_Data shown_
>>

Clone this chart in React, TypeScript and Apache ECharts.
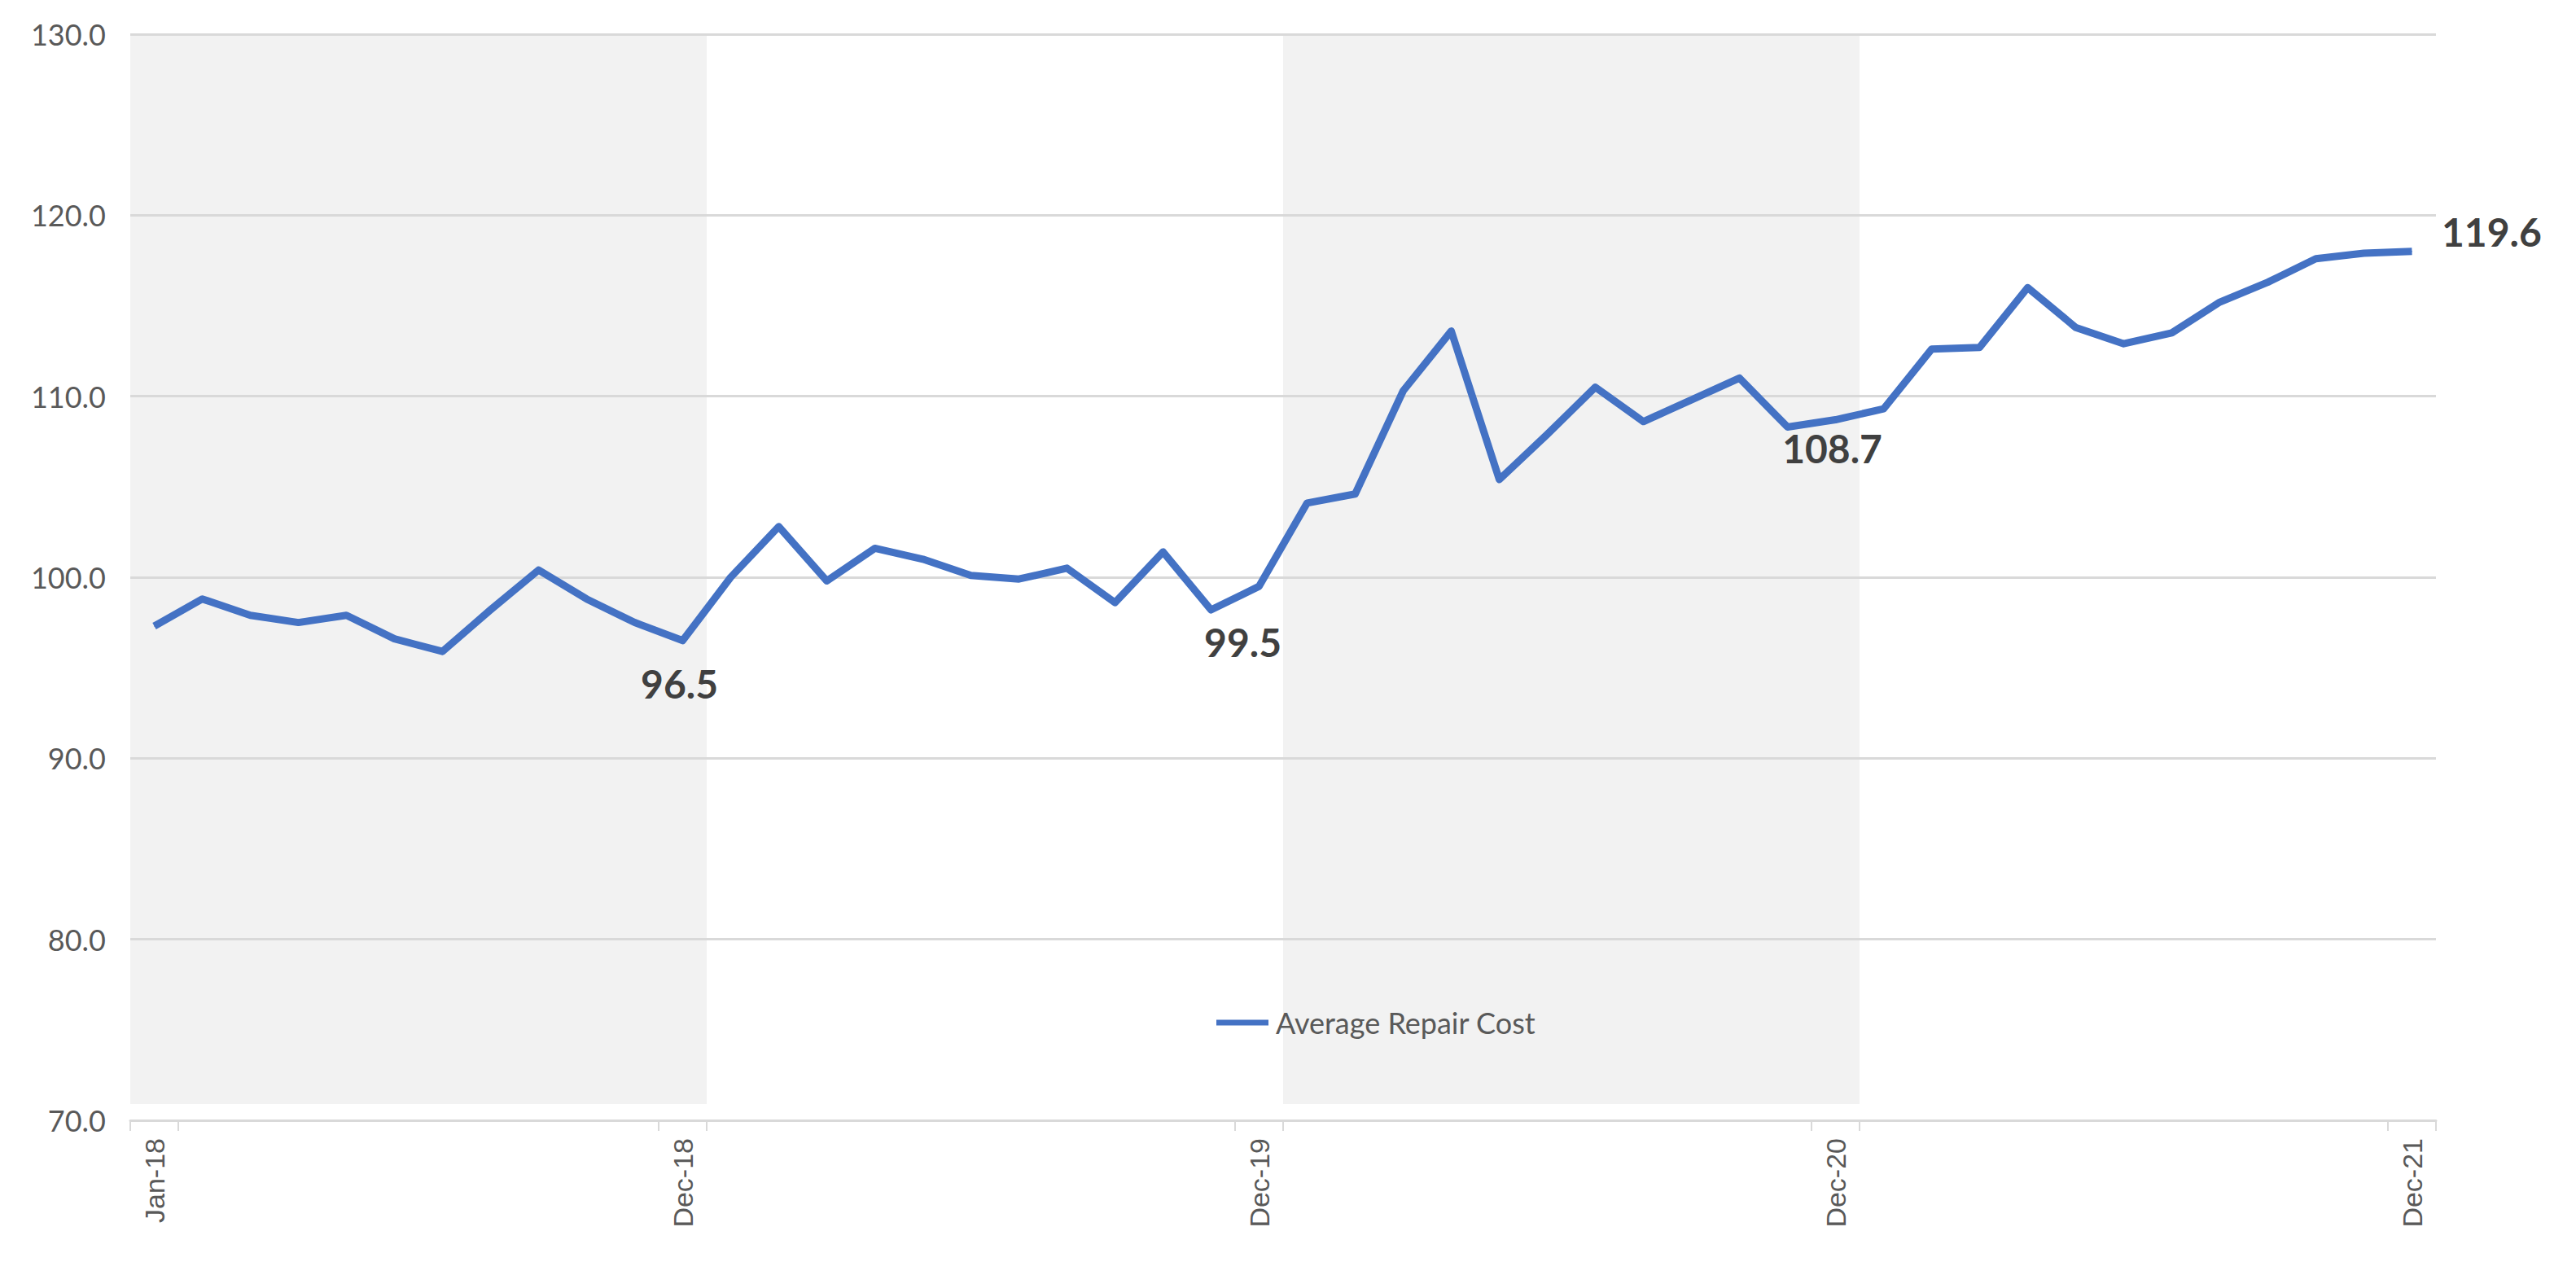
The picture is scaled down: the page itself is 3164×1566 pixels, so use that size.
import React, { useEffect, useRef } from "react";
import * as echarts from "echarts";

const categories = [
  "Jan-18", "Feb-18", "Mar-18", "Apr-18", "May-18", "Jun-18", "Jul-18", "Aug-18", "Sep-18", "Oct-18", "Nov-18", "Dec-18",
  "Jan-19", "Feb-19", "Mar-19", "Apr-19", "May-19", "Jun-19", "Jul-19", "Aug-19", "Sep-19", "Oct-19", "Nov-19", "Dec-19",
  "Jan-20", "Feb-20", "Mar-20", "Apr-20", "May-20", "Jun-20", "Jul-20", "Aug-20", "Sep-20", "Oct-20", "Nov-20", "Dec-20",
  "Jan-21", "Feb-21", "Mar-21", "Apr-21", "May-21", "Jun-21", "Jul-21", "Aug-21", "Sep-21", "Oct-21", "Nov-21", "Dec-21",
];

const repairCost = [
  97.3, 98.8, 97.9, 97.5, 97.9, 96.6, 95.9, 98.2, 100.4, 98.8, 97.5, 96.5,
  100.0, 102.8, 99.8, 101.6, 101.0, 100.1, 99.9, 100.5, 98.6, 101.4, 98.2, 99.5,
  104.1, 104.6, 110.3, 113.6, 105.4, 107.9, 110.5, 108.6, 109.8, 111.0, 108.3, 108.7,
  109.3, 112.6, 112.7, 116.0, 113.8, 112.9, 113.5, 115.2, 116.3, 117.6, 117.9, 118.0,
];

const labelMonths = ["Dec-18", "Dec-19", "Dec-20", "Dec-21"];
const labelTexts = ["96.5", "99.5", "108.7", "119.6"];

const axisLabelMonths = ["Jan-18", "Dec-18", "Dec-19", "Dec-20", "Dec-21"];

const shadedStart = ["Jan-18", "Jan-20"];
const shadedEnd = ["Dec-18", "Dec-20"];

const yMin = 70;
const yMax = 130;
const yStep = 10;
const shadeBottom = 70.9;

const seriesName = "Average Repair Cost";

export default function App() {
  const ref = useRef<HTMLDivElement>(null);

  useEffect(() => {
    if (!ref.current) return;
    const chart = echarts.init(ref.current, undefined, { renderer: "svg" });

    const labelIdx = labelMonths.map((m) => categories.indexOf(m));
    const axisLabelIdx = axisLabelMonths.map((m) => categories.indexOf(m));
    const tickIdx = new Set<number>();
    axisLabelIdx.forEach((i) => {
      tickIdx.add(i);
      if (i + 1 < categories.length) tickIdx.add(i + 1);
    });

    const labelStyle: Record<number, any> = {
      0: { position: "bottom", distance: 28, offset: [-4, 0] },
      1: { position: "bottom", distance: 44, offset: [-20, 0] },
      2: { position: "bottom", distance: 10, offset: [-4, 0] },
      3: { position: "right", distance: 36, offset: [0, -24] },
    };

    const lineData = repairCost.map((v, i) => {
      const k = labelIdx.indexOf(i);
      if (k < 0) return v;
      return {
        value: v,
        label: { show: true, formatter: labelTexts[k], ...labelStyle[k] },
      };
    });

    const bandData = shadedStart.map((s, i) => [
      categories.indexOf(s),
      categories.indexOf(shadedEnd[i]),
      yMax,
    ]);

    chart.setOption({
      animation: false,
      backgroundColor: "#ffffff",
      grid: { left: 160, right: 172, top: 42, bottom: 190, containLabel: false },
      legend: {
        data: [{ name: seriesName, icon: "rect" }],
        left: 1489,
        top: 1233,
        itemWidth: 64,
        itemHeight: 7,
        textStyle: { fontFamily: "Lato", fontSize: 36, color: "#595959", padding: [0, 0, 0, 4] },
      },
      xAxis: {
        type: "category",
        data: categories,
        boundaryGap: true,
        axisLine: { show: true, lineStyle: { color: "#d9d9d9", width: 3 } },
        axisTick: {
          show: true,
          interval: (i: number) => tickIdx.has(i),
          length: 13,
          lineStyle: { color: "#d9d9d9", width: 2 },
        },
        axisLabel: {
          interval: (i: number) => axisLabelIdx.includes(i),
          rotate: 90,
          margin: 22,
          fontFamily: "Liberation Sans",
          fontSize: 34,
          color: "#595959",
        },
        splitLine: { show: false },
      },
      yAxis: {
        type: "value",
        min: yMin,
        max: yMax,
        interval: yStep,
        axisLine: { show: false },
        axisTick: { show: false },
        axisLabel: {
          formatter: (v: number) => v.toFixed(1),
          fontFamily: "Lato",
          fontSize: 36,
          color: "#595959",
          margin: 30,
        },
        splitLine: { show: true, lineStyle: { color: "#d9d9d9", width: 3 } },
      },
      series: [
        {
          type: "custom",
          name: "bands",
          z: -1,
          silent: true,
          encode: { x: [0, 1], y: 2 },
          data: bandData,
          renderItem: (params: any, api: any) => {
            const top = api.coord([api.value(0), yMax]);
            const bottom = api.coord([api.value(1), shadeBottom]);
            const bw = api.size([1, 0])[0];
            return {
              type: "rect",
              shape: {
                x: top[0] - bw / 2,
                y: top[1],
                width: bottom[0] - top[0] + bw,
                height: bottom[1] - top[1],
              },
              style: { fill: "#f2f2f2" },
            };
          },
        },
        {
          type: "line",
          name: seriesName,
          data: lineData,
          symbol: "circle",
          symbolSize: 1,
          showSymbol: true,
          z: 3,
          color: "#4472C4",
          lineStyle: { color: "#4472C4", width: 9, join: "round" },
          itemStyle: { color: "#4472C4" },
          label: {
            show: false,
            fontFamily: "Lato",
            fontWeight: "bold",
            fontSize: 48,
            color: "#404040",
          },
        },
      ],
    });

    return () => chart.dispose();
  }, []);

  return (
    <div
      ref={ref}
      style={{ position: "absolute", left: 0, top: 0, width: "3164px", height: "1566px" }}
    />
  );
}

<<

_Given task_
Output the data above without changes, apart from leaving out the pictures.

_Correct answer_
Clone this chart in React, TypeScript and Apache ECharts.
The picture is scaled down: the page itself is 3164×1566 pixels, so use that size.
import React, { useEffect, useRef } from "react";
import * as echarts from "echarts";

const categories = [
  "Jan-18", "Feb-18", "Mar-18", "Apr-18", "May-18", "Jun-18", "Jul-18", "Aug-18", "Sep-18", "Oct-18", "Nov-18", "Dec-18",
  "Jan-19", "Feb-19", "Mar-19", "Apr-19", "May-19", "Jun-19", "Jul-19", "Aug-19", "Sep-19", "Oct-19", "Nov-19", "Dec-19",
  "Jan-20", "Feb-20", "Mar-20", "Apr-20", "May-20", "Jun-20", "Jul-20", "Aug-20", "Sep-20", "Oct-20", "Nov-20", "Dec-20",
  "Jan-21", "Feb-21", "Mar-21", "Apr-21", "May-21", "Jun-21", "Jul-21", "Aug-21", "Sep-21", "Oct-21", "Nov-21", "Dec-21",
];

const repairCost = [
  97.3, 98.8, 97.9, 97.5, 97.9, 96.6, 95.9, 98.2, 100.4, 98.8, 97.5, 96.5,
  100.0, 102.8, 99.8, 101.6, 101.0, 100.1, 99.9, 100.5, 98.6, 101.4, 98.2, 99.5,
  104.1, 104.6, 110.3, 113.6, 105.4, 107.9, 110.5, 108.6, 109.8, 111.0, 108.3, 108.7,
  109.3, 112.6, 112.7, 116.0, 113.8, 112.9, 113.5, 115.2, 116.3, 117.6, 117.9, 118.0,
];

const labelMonths = ["Dec-18", "Dec-19", "Dec-20", "Dec-21"];
const labelTexts = ["96.5", "99.5", "108.7", "119.6"];

const axisLabelMonths = ["Jan-18", "Dec-18", "Dec-19", "Dec-20", "Dec-21"];

const shadedStart = ["Jan-18", "Jan-20"];
const shadedEnd = ["Dec-18", "Dec-20"];

const yMin = 70;
const yMax = 130;
const yStep = 10;
const shadeBottom = 70.9;

const seriesName = "Average Repair Cost";

export default function App() {
  const ref = useRef<HTMLDivElement>(null);

  useEffect(() => {
    if (!ref.current) return;
    const chart = echarts.init(ref.current, undefined, { renderer: "svg" });

    const labelIdx = labelMonths.map((m) => categories.indexOf(m));
    const axisLabelIdx = axisLabelMonths.map((m) => categories.indexOf(m));
    const tickIdx = new Set<number>();
    axisLabelIdx.forEach((i) => {
      tickIdx.add(i);
      if (i + 1 < categories.length) tickIdx.add(i + 1);
    });

    const labelStyle: Record<number, any> = {
      0: { position: "bottom", distance: 28, offset: [-4, 0] },
      1: { position: "bottom", distance: 44, offset: [-20, 0] },
      2: { position: "bottom", distance: 10, offset: [-4, 0] },
      3: { position: "right", distance: 36, offset: [0, -24] },
    };

    const lineData = repairCost.map((v, i) => {
      const k = labelIdx.indexOf(i);
      if (k < 0) return v;
      return {
        value: v,
        label: { show: true, formatter: labelTexts[k], ...labelStyle[k] },
      };
    });

    const bandData = shadedStart.map((s, i) => [
      categories.indexOf(s),
      categories.indexOf(shadedEnd[i]),
      yMax,
    ]);

    chart.setOption({
      animation: false,
      backgroundColor: "#ffffff",
      grid: { left: 160, right: 172, top: 42, bottom: 190, containLabel: false },
      legend: {
        data: [{ name: seriesName, icon: "rect" }],
        left: 1489,
        top: 1233,
        itemWidth: 64,
        itemHeight: 7,
        textStyle: { fontFamily: "Lato", fontSize: 36, color: "#595959", padding: [0, 0, 0, 4] },
      },
      xAxis: {
        type: "category",
        data: categories,
        boundaryGap: true,
        axisLine: { show: true, lineStyle: { color: "#d9d9d9", width: 3 } },
        axisTick: {
          show: true,
          interval: (i: number) => tickIdx.has(i),
          length: 13,
          lineStyle: { color: "#d9d9d9", width: 2 },
        },
        axisLabel: {
          interval: (i: number) => axisLabelIdx.includes(i),
          rotate: 90,
          margin: 22,
          fontFamily: "Liberation Sans",
          fontSize: 34,
          color: "#595959",
        },
        splitLine: { show: false },
      },
      yAxis: {
        type: "value",
        min: yMin,
        max: yMax,
        interval: yStep,
        axisLine: { show: false },
        axisTick: { show: false },
        axisLabel: {
          formatter: (v: number) => v.toFixed(1),
          fontFamily: "Lato",
          fontSize: 36,
          color: "#595959",
          margin: 30,
        },
        splitLine: { show: true, lineStyle: { color: "#d9d9d9", width: 3 } },
      },
      series: [
        {
          type: "custom",
          name: "bands",
          z: -1,
          silent: true,
          encode: { x: [0, 1], y: 2 },
          data: bandData,
          renderItem: (params: any, api: any) => {
            const top = api.coord([api.value(0), yMax]);
            const bottom = api.coord([api.value(1), shadeBottom]);
            const bw = api.size([1, 0])[0];
            return {
              type: "rect",
              shape: {
                x: top[0] - bw / 2,
                y: top[1],
                width: bottom[0] - top[0] + bw,
                height: bottom[1] - top[1],
              },
              style: { fill: "#f2f2f2" },
            };
          },
        },
        {
          type: "line",
          name: seriesName,
          data: lineData,
          symbol: "circle",
          symbolSize: 1,
          showSymbol: true,
          z: 3,
          color: "#4472C4",
          lineStyle: { color: "#4472C4", width: 9, join: "round" },
          itemStyle: { color: "#4472C4" },
          label: {
            show: false,
            fontFamily: "Lato",
            fontWeight: "bold",
            fontSize: 48,
            color: "#404040",
          },
        },
      ],
    });

    return () => chart.dispose();
  }, []);

  return (
    <div
      ref={ref}
      style={{ position: "absolute", left: 0, top: 0, width: "3164px", height: "1566px" }}
    />
  );
}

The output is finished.